Select lines where the word "matplotlib" appears.
** Begin Source material **
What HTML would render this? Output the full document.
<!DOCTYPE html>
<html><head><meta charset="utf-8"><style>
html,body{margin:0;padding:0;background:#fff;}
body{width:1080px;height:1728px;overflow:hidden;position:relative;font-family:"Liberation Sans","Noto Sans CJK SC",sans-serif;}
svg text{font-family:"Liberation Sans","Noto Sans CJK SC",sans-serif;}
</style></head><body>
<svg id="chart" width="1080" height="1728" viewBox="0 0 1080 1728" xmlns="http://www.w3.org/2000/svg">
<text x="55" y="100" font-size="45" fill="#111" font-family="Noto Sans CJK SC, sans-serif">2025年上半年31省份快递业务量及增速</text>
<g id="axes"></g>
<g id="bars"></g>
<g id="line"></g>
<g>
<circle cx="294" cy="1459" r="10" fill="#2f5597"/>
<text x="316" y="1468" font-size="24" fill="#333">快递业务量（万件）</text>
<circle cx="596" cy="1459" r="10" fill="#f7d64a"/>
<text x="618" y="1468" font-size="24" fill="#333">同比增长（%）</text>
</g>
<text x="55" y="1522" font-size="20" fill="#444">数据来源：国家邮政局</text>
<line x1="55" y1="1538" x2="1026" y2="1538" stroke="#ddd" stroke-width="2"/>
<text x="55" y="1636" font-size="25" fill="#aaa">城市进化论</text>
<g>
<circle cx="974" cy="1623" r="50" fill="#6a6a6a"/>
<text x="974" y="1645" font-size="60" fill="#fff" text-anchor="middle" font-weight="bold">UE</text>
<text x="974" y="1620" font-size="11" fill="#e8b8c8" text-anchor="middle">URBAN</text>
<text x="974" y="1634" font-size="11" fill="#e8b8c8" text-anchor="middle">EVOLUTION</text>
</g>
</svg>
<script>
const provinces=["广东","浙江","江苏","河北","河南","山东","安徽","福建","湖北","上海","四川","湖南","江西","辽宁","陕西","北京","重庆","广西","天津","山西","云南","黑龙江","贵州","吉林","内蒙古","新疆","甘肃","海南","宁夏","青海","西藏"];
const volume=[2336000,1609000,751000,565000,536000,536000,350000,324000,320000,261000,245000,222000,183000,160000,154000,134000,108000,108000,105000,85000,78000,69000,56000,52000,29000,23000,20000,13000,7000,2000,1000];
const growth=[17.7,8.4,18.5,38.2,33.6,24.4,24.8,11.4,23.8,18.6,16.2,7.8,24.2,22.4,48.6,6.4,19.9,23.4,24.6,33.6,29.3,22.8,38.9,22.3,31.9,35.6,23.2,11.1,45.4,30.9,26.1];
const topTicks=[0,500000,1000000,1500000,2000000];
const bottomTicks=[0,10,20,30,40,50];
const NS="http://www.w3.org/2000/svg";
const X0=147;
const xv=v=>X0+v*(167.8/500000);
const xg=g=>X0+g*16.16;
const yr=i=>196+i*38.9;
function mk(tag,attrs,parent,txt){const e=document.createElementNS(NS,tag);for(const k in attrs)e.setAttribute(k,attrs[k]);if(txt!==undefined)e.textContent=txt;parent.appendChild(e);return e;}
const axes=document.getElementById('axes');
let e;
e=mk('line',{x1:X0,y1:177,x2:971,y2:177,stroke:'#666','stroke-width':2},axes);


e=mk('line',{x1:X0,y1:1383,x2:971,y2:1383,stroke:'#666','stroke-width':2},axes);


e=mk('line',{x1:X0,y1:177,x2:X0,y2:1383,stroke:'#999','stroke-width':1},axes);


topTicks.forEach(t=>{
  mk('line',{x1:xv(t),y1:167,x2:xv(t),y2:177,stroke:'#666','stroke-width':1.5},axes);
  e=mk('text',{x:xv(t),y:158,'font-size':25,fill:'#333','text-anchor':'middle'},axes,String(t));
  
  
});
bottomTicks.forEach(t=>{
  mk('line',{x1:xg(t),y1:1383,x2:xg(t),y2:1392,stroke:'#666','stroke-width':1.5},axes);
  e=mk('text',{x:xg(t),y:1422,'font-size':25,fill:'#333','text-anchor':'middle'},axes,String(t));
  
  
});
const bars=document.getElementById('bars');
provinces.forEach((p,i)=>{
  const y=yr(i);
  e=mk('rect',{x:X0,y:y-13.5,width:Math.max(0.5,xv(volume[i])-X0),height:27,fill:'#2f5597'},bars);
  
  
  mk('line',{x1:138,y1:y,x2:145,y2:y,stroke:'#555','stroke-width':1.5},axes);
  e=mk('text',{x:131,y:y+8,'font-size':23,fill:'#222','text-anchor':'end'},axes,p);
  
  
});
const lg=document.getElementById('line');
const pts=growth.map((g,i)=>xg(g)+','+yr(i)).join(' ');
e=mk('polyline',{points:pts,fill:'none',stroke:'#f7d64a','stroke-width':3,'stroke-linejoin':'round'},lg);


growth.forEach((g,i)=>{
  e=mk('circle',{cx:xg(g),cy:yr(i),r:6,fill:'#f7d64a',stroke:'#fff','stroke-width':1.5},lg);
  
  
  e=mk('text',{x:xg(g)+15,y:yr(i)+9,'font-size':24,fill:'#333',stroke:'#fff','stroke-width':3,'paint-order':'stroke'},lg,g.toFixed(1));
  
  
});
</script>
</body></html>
** End Source material **
** Begin Source material **
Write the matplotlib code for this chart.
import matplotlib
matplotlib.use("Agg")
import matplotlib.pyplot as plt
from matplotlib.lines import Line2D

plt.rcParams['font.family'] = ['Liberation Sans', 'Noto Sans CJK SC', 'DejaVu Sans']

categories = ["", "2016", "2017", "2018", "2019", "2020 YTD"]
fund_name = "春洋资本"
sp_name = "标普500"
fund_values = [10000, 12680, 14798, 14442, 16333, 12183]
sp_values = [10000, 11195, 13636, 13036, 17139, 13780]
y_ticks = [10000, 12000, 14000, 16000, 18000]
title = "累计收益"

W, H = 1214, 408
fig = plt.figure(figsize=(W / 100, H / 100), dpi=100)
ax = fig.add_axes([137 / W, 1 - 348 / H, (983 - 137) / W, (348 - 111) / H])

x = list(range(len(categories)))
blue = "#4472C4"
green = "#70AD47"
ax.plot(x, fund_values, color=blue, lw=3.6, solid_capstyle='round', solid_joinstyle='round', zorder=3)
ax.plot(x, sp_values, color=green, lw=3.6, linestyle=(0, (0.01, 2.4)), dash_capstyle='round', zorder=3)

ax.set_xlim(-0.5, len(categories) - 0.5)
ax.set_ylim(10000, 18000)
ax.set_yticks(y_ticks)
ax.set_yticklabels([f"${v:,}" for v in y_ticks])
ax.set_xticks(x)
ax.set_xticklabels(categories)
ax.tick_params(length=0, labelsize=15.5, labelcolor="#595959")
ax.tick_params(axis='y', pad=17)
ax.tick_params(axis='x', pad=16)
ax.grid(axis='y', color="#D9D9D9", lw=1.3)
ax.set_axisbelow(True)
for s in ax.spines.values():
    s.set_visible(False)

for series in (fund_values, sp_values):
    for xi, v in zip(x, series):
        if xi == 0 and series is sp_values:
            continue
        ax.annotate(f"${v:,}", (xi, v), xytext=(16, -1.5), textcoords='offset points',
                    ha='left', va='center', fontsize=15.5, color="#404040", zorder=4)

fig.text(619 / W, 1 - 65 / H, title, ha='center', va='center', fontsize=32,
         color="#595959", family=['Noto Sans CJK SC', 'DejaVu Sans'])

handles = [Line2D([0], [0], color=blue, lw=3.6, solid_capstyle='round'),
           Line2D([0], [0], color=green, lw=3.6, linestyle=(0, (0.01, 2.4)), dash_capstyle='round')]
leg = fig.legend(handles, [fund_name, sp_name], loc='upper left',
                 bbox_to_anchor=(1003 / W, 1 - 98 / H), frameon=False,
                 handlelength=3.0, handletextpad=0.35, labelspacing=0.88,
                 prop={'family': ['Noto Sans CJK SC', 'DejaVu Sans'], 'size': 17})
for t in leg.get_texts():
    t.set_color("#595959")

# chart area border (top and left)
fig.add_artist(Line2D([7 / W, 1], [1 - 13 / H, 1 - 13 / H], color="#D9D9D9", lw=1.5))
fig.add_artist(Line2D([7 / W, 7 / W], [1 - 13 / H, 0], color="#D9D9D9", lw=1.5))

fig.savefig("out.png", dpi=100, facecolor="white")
** End Source material **
** Begin Source material **
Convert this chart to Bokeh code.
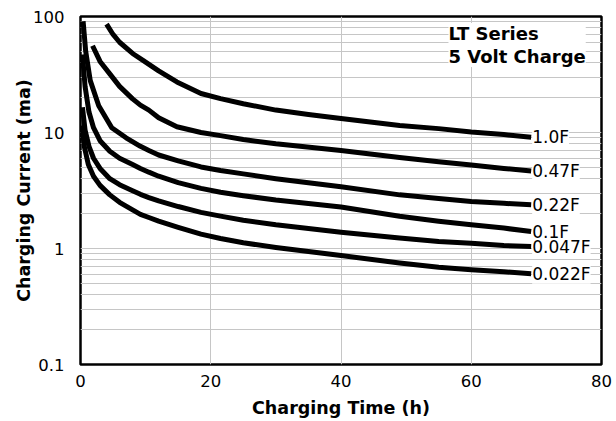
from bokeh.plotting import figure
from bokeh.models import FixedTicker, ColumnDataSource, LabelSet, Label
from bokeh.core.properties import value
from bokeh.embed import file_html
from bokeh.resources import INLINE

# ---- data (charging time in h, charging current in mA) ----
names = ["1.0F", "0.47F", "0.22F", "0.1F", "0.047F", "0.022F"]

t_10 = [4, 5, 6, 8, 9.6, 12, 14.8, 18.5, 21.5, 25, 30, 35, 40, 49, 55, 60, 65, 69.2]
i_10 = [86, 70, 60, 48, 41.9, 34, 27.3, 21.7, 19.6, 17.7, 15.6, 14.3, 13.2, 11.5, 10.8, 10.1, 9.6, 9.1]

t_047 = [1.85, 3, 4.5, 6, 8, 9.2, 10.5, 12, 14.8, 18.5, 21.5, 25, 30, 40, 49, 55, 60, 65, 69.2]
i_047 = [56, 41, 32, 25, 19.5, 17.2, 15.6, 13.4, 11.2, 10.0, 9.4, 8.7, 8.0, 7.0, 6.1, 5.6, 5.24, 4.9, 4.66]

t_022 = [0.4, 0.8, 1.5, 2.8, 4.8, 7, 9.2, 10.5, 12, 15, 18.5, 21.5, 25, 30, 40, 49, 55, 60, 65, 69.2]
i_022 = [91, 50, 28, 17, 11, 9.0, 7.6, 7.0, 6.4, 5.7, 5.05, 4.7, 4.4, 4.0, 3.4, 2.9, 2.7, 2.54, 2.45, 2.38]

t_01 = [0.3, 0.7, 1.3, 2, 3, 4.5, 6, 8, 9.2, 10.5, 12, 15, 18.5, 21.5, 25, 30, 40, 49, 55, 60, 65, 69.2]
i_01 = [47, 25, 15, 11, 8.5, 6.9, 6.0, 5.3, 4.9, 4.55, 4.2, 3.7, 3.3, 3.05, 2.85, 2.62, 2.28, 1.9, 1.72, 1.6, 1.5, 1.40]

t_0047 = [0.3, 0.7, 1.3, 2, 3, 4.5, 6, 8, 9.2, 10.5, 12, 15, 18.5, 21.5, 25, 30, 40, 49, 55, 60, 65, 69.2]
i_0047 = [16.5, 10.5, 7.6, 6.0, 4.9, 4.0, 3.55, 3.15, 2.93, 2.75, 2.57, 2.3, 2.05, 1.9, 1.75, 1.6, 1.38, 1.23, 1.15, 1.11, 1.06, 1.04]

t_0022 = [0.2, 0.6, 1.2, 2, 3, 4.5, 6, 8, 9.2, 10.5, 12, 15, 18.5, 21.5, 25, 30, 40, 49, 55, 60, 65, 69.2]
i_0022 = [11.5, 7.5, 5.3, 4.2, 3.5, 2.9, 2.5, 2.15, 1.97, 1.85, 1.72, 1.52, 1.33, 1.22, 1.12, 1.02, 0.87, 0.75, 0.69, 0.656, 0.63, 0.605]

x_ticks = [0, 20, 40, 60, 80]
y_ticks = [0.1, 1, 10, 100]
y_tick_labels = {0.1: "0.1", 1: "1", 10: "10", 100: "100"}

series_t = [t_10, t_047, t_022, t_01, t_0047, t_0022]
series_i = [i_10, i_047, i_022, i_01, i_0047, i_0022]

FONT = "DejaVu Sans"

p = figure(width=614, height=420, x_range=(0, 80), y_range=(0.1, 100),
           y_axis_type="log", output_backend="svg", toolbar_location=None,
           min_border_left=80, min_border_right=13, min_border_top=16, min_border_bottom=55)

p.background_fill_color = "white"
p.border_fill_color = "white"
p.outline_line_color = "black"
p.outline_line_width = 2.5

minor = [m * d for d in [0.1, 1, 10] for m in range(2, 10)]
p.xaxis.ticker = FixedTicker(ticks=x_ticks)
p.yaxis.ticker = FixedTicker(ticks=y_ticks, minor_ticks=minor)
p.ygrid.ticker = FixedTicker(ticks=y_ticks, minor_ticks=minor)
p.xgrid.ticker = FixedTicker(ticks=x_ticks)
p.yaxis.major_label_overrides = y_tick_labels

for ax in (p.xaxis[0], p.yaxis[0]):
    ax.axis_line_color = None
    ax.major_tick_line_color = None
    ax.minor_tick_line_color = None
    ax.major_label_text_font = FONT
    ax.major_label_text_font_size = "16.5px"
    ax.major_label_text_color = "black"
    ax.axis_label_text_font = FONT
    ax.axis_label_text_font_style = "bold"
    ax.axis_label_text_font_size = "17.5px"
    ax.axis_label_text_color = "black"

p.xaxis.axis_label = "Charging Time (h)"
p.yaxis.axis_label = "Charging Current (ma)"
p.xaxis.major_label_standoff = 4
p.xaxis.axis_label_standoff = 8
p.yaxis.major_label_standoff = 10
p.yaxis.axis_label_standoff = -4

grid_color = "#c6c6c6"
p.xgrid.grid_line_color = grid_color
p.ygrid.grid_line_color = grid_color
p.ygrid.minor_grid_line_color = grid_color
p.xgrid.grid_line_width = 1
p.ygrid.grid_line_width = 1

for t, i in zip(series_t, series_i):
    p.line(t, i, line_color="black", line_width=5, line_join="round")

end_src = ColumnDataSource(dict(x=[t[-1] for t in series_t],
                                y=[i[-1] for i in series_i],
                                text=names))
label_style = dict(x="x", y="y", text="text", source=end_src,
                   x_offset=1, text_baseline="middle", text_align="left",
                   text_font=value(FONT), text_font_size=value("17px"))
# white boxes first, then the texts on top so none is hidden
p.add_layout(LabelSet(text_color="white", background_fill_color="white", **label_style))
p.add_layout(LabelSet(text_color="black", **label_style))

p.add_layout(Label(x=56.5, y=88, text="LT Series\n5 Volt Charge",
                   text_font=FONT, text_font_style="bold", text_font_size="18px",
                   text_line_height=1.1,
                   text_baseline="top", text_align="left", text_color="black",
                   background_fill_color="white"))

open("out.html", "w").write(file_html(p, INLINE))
** End Source material **
→ **Response to the exercise**:
Write the matplotlib code for this chart.
import matplotlib
matplotlib.use("Agg")
import matplotlib.pyplot as plt
from matplotlib.lines import Line2D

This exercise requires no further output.